Clash of the Titans is a remake of the fondly remembered 1981 film of the same name. Focusing on the Greek Gods and their home on Mount Olympus, the original was a commerical, if not critical success. The remake, which sees digital, computer-generated effects replace the stop-motion effects of the legendary Ray Harryheusen and was also post-production fit with 3D, hoping to cash-in on the success of Avatar. This startegy worked as the film took just shy of $500m off of a budget of $125m.
Perseus (Sam Worthington) is half man, half God, being as he is the bastard child of Zeus and a mortal woman. Dumped into a river as a baby, he is rescued by a kindly couple who raise him into a hulking man-warrior. When God of the Underworld, Hades (Ralph Fiennes) attempts to usurp his brother Zeus’ (Liam Neeson) throne on Mount Olympus, he kills Perseus’ family, causing the young man to set out on a mission of revenge. Accompanied by a mery band of misfits, Perseus must defeat Medusa and use her head to stop Hades’ mighty sea beast, The Kraken.
Like a lot of historical and fantasy epics of recent years, very little appears to have gone into the storytelling and character development. Playing with stereotypes and caricatures of other well known characters, Clash of the Titans refuses to engage its brain, simply offering a selection of passable action scenes, tied together with some nice visual effects and interesting vistas.
The cast of Clash of the Titans is generally wasted, with Worthington unable to continue his fine work on Avatar as the almost US military-inspired Greek demi-God. Thankfully Fiennes and Neeson are well aware of the type of film this is and chew the scenary like nobodies business. It’s like watching Schindler’s List again, but with no pathos or engagement. Their performances are fun for what they are and clearly highlight the quality gap between veteran character actors and good-looking eye candy like Worthington and the token female character Io (Gemma Arterton).

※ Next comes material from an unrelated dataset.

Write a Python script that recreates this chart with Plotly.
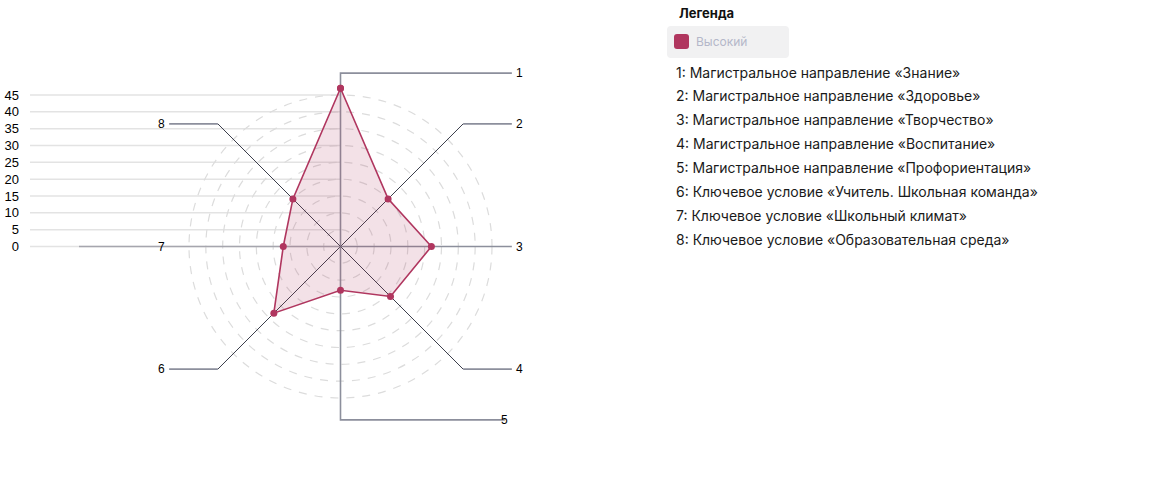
import numpy as np
import plotly.graph_objects as go

# --- data ---
categories = [
    "Магистральное направление «Знание»",
    "Магистральное направление «Здоровье»",
    "Магистральное направление «Творчество»",
    "Магистральное направление «Воспитание»",
    "Магистральное направление «Профориентация»",
    "Ключевое условие «Учитель. Школьная команда»",
    "Ключевое условие «Школьный климат»",
    "Ключевое условие «Образовательная среда»",
]
axis_labels = ["1", "2", "3", "4", "5", "6", "7", "8"]
series_name = "Высокий"
values = [47, 20, 27, 21, 13, 28, 17, 20]
scale_ticks = [0, 5, 10, 15, 20, 25, 30, 35, 40, 45]

# --- geometry (page pixels; body margin removed in the page) ---
W, H = 1153, 500
ML = 20
PW = W - ML
CX, CY = 340.5, 246.5
S = (CY - 95) / 45.0          # px per unit
X_RIGHT_PX = 660

# body margin off so the figure sits at the page corner
NO_MARGIN = "document.body.style.margin='0';document.body.style.overflow='hidden';"


def px(x):
    return (x - ML) / PW


def py(y):
    return 1 - y / H


def rounded(x0, y0, x1, y1, r):
    a, b, c, d = px(x0), py(y0), px(x1), py(y1)
    rx, ry = r / PW, r / H
    return (f"M {a+rx},{b} L {c-rx},{b} Q {c},{b} {c},{b-ry} L {c},{d+ry} "
            f"Q {c},{d} {c-rx},{d} L {a+rx},{d} Q {a},{d} {a},{d+ry} "
            f"L {a},{b-ry} Q {a},{b} {a+rx},{b} Z")


RED = "#b0365f"
ORTHO = "#8c8f9c"
DIAG = "#3c3f4c"

n = len(values)
ang = np.deg2rad(90 - 45 * np.arange(n))
R = 51.5                      # spoke length in units
EXT = 50.9

fig = go.Figure()
shapes = []
annotations = []

# left scale grid lines
gx0 = (30 - CX) / S
for t in scale_ticks:
    shapes.append(dict(type="line", xref="x", yref="y", x0=gx0, x1=0, y0=t, y1=t,
                       line=dict(color="#e3e3e3", width=1.5), layer="below"))

# dashed rings
for t in scale_ticks[1:]:
    shapes.append(dict(type="circle", xref="x", yref="y", x0=-t, x1=t, y0=-t, y1=t,
                       line=dict(color="#dcdcdc", width=1.2, dash="8px,8px"), layer="below"))

# spokes with bends
spokes = []
for i in range(n):
    ex, ey = R * np.cos(ang[i]), R * np.sin(ang[i])
    if i == 0:
        pts = [(0, 0), (0, ey), (EXT, ey)]
        lab = (EXT, ey, "left")
    elif i == 2:
        pts = [(0, 0), (EXT, 0)]
        lab = (EXT, 0, "left")
    elif i == 4:
        pts = [(0, 0), (0, ey), (EXT - 2.1, ey)]
        lab = (EXT - 2.1, ey, "center")
    elif i == 6:
        pts = [(0, 0), ((79 - CX) / S, 0)]
        lab = (-EXT - 0.6, 0, "right")
    elif ex > 0:
        pts = [(0, 0), (ex, ey), (EXT, ey)]
        lab = (EXT, ey, "left")
    else:
        pts = [(0, 0), (ex, ey), (-EXT, ey)]
        lab = (-EXT - 0.6, ey, "right")
    spokes.append((pts, lab))

for i, (pts, lab) in enumerate(spokes):
    if i in (0, 2, 4, 6):
        col = "#a6a6ae" if i == 6 else ORTHO
        fig.add_trace(go.Scatter(x=[p[0] for p in pts], y=[p[1] for p in pts], mode="lines",
                                 line=dict(color=col, width=1.6), hoverinfo="skip", showlegend=False))
    else:
        fig.add_trace(go.Scatter(x=[p[0] for p in pts[:2]], y=[p[1] for p in pts[:2]], mode="lines",
                                 line=dict(color=DIAG, width=1), hoverinfo="skip", showlegend=False))
        fig.add_trace(go.Scatter(x=[p[0] for p in pts[1:]], y=[p[1] for p in pts[1:]], mode="lines",
                                 line=dict(color=ORTHO, width=1.6), hoverinfo="skip", showlegend=False))
    lx, ly, al = lab
    annotations.append(dict(x=lx, y=ly, xref="x", yref="y", text=axis_labels[i], showarrow=False,
                            xanchor=al, yanchor="middle", xshift=2 if al == "left" else 0,
                            font=dict(family="Liberation Sans", size=12, color="#000")))

# data polygon
vx = [v * np.cos(a) for v, a in zip(values, ang)]
vy = [v * np.sin(a) for v, a in zip(values, ang)]
fig.add_trace(go.Scatter(x=vx + vx[:1], y=vy + vy[:1], mode="lines+markers", fill="toself",
                         fillcolor="rgba(176,54,95,0.15)", name=series_name,
                         line=dict(color=RED, width=1.6), marker=dict(color=RED, size=7),
                         showlegend=False))

# legend block (right side)
annotations.append(dict(x=px(677), y=py(13), xref="paper", yref="paper", text="<b>Легенда</b>",
                        showarrow=False, xanchor="left", yanchor="middle",
                        font=dict(family="Inter", size=13, color="#111")))
shapes.append(dict(type="path", xref="paper", yref="paper", path=rounded(667, 26, 789, 58, 4),
                   fillcolor="#f1f1f2", line=dict(width=0)))
shapes.append(dict(type="path", xref="paper", yref="paper", path=rounded(674, 34, 689, 49, 3),
                   fillcolor=RED, line=dict(width=0)))
annotations.append(dict(x=px(694), y=py(41.5), xref="paper", yref="paper", text=series_name,
                        showarrow=False, xanchor="left", yanchor="middle",
                        font=dict(family="Inter", size=12, color="#b4b7c9")))
for i, (lab, cat) in enumerate(zip(axis_labels, categories)):
    annotations.append(dict(x=px(674), y=py(72 + 23.9 * i), xref="paper", yref="paper",
                            text=f"{lab}: {cat}", showarrow=False, xanchor="left", yanchor="middle",
                            font=dict(family="Inter", size=14, color="#1a1a1a")))

fig.update_layout(
    width=W, height=H,
    margin=dict(l=ML, r=0, t=0, b=0),
    paper_bgcolor="white", plot_bgcolor="white",
    xaxis=dict(domain=[0, (X_RIGHT_PX - ML) / PW], range=[(ML - CX) / S, (X_RIGHT_PX - CX) / S],
               visible=False, fixedrange=True),
    yaxis=dict(range=[-(H - CY) / S, CY / S], tickvals=scale_ticks, showgrid=False, zeroline=False,
               showline=False, ticks="", fixedrange=True, automargin=False,
               tickfont=dict(family="Liberation Sans", size=13, color="#000")),
    shapes=shapes, annotations=annotations,
    showlegend=False,
)

fig.write_html("out.html", post_script=NO_MARGIN, config={"displayModeBar": False})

Clash of the Titans ends up playing like 300 without the romping, camp fun, or Immortals without the style. Aside from Fiennes and Neeson, everyone else lacks the gravitas and tongue-in-cheek bravado to pull if this mindless sword and sandals epic, with Worthington once again proving limp as a leading man. It should also be noted that the 3D was one of the worst examples of its kind during this most recent incarnation of third dimension viewing.